Your "power list" would be determined by what skills you are trained in rather than your class.

So (this is entirely off of my head after thinking of this 2 minutes ago, so it's just for illustration purposes), something like:

Slip of the Tongue Skill 10
Skill Challenge - Social
Target: One creature you are talking with.
Check: Diplomacy vs. Will
Success: You coax the target to tell you secret information.
Effect: The target is suspicious towards you. (With "suspicious" being a keyword with a specific effect.)

Focused Guard Skill 3
At-Will - Physical
Trigger: You are on watch for 1 hour or more.
Check: Endurance vs. Moderate DC
Success: You gain a +2 to your Perception checks while on watch.

Who's Your God Skill 25
Skill Challenge - Social
Target: One creature you see
Check: Religion vs Hard DC
Success: You know the true religion of the creature if they have one, even attempting to Bluff or disguise themselves.

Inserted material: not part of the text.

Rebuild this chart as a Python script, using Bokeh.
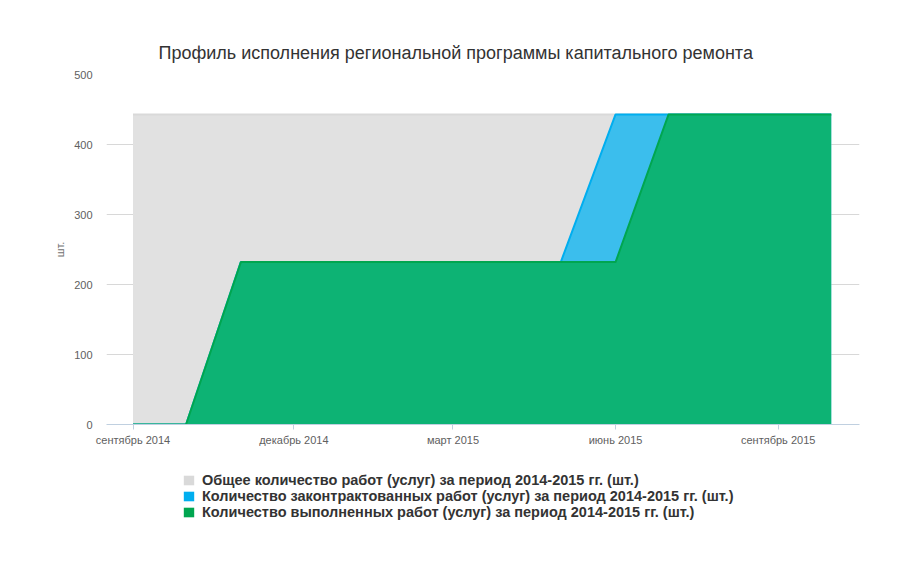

I don't know, maybe it's a silly idea. But what the heck, I figure I'd throw it out there and see what people think. However, maybe making some Skill Powers can spice things up enough to make skill checks more interesting. *shrug*
 

There was a Dungeon article posted this morning about skill challenges. It addresses issues like "everyone aid another" or "don't participate." No one has thoughts?
 

Just remember that skill challenges as they are presented in the 4E DMG are the most basic way of handling them.

I'd recommend taking a look through some of the splat-books (Open Grave and Draconomicon immediately come to mind), if you have them, and also through some of the Dungeon magazine adventures available through DDI, if you have a subscription... Some of the authors have done some rather interesting and innovative things with skills challenges -- things that could address many of the concerns expressed here.